Retype, please, the listing from its opening line through the line that contains "import * as", both included, without the pictures.
++++ Data segment
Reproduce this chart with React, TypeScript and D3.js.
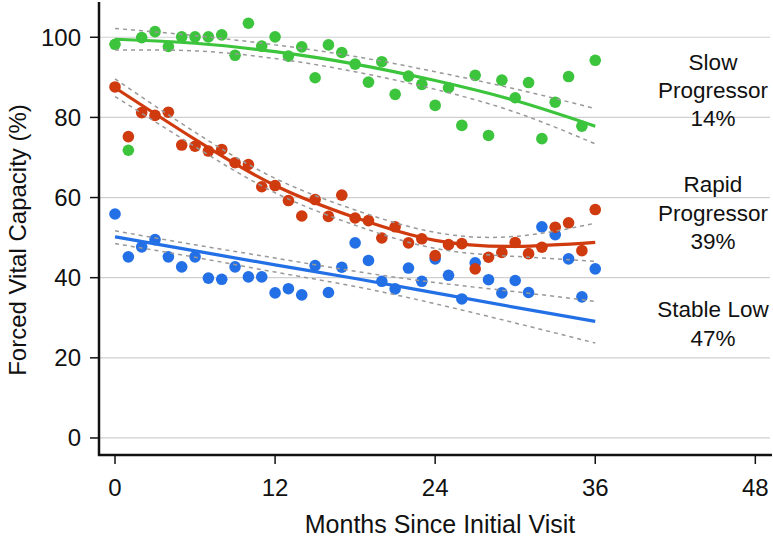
import React from "react";
import * as d3 from "d3";

const months = [0,1,2,3,4,5,6,7,8,9,10,11,12,13,14,15,16,17,18,19,20,21,22,23,24,25,26,27,28,29,30,31,32,33,34,35,36];
const slowValues = [98.25,71.8,99.9,101.4,97.7,100.1,100.1,100.1,100.6,95.5,103.5,97.8,100.1,95.3,97.6,89.9,98.1,96.2,93.3,88.8,93.9,85.75,90.3,88.25,83,87.4,78,90.5,75.5,89.3,84.9,88.7,74.7,83.8,90.2,77.8,94.25];
const rapidValues = [87.6,75.2,81.2,80.5,81.3,73.1,72.8,71.6,72,68.7,68.25,62.7,63,59.25,55.4,59.5,55.3,60.6,54.9,54.25,49.9,52.7,48.7,49.7,45.5,48.25,48.5,42.2,45.1,46.3,48.8,46,47.6,52.6,53.7,46.75,57];
const stableValues = [55.9,45.2,47.7,49.5,45.2,42.7,45.2,39.9,39.6,42.7,40.2,40.2,36.2,37.25,35.7,43,36.3,42.6,48.7,44.3,39.1,37.2,42.4,39.1,44.7,40.6,34.7,43.7,39.5,36.2,39.3,36.3,52.7,50.75,44.7,35.2,42.2];

const fitMonths = [0,6,12,18,24,30,36];
const slowFit = [99.5,98.5,96.4,93.3,89.2,84.2,77.8];
const slowUpper = [102.2,100.4,98.1,95.2,91.4,87.1,82.2];
const slowLower = [96.8,96.6,94.7,91.4,87.0,81.3,73.4];
const rapidFit = [87.4,74.5,63.0,55.0,49.3,47.8,48.8];
const rapidUpper = [89.6,76.3,64.8,56.9,51.3,50.3,53.6];
const rapidLower = [85.2,72.7,61.2,53.1,47.3,45.3,44.1];
const stableFit = [50.2,46.7,43.2,39.8,36.2,32.6,29.1];
const stableUpper = [51.7,48.2,44.9,41.6,38.8,36.5,34.1];
const stableLower = [48.5,45.1,41.4,37.8,33.5,28.7,23.7];

const yTicks = [0,20,40,60,80,100];
const xTicks = [0,12,24,36,48];

const groupNames = ["Stable Low", "Slow Progressor", "Rapid Progressor"];
const groupColors = ["#2370e6", "#3cc43c", "#cf3a0e"];
const labelLines = [["Slow", "Progressor", "14%"], ["Rapid", "Progressor", "39%"], ["Stable Low", "47%"]];

const W = 773, H = 539;
const FONT = "'Liberation Sans', Arial, Helvetica, sans-serif";

export default function App() {
  const x = d3.scaleLinear().domain([-1.2, 49.1]).range([99, 770]);
  const y = d3.scaleLinear().domain([-4.25, 109.3]).range([455, 0]);

  const line = d3.line<[number, number]>()
    .x((d) => x(d[0]))
    .y((d) => y(d[1]))
    .curve(d3.curveNatural);

  const mk = (vals: number[]) => fitMonths.map((m, i) => [m, vals[i]] as [number, number]);

  const groups = [
    { name: groupNames[0], color: groupColors[0], pts: stableValues, fit: stableFit, up: stableUpper, lo: stableLower },
    { name: groupNames[1], color: groupColors[1], pts: slowValues, fit: slowFit, up: slowUpper, lo: slowLower },
    { name: groupNames[2], color: groupColors[2], pts: rapidValues, fit: rapidFit, up: rapidUpper, lo: rapidLower },
  ];

  const labelPos = [
    { x: 713, y0: 70, dy: 28 },
    { x: 713, y0: 192, dy: 28.5 },
    { x: 713, y0: 317, dy: 28.5 },
  ];

  return (
    <svg width={W} height={H} style={{ position: "absolute", left: 0, top: 0, background: "#fff" }} fontFamily={FONT}>
      {yTicks.map((t) => (
        <line key={"g" + t} x1={99} x2={770} y1={y(t)} y2={y(t)} stroke="#d0d0d0" strokeWidth={1.2} />
      ))}
      {groups.map((g) => (
        <g key={"p" + g.name}>
          {months.map((m, i) => (
            <circle key={i} cx={x(m)} cy={y(g.pts[i])} r={5.8} fill={g.color} />
          ))}
        </g>
      ))}
      {groups.map((g) => (
        <path key={"f" + g.name} d={line(mk(g.fit)) || ""} fill="none" stroke={g.color} strokeWidth={3.2} />
      ))}
      {groups.map((g) => (
        <g key={"c" + g.name}>
          <path d={line(mk(g.up)) || ""} fill="none" stroke="#999" strokeWidth={1.5} strokeDasharray="4 4" />
          <path d={line(mk(g.lo)) || ""} fill="none" stroke="#999" strokeWidth={1.5} strokeDasharray="4 4" />
        </g>
      ))}
      <line x1={99} x2={99} y1={2} y2={456} stroke="#111" strokeWidth={2.5} />
      <line x1={98} x2={772} y1={455} y2={455} stroke="#111" strokeWidth={2.5} />
      {yTicks.map((t) => (
        <g key={"yt" + t}>
          <line x1={90} x2={99} y1={y(t)} y2={y(t)} stroke="#111" strokeWidth={1.5} />
          <text x={81} y={y(t) + 8.5} textAnchor="end" fontSize={24} fill="#111">{t}</text>
        </g>
      ))}
      {xTicks.map((t) => (
        <g key={"xt" + t}>
          <line x1={x(t)} x2={x(t)} y1={455} y2={464} stroke="#111" strokeWidth={1.5} />
          <text x={x(t)} y={496} textAnchor="middle" fontSize={24} fill="#111">{t}</text>
        </g>
      ))}
      <text x={440} y={533} textAnchor="middle" fontSize={25} fill="#111">Months Since Initial Visit</text>
      <text transform="translate(26,240) rotate(-90)" textAnchor="middle" fontSize={24} fill="#111">Forced Vital Capacity (%)</text>
      {labelLines.map((lines, k) => (
        <g key={"lab" + k}>
          {lines.map((s, j) => (
            <text key={j} x={labelPos[k].x} y={labelPos[k].y0 + j * labelPos[k].dy} textAnchor="middle" fontSize={22.5} fill="#111">{s}</text>
          ))}
        </g>
      ))}
    </svg>
  );
}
++++++++
Answer to this task
Reproduce this chart with React, TypeScript and D3.js.
import React from "react";
import * as d3 from "d3";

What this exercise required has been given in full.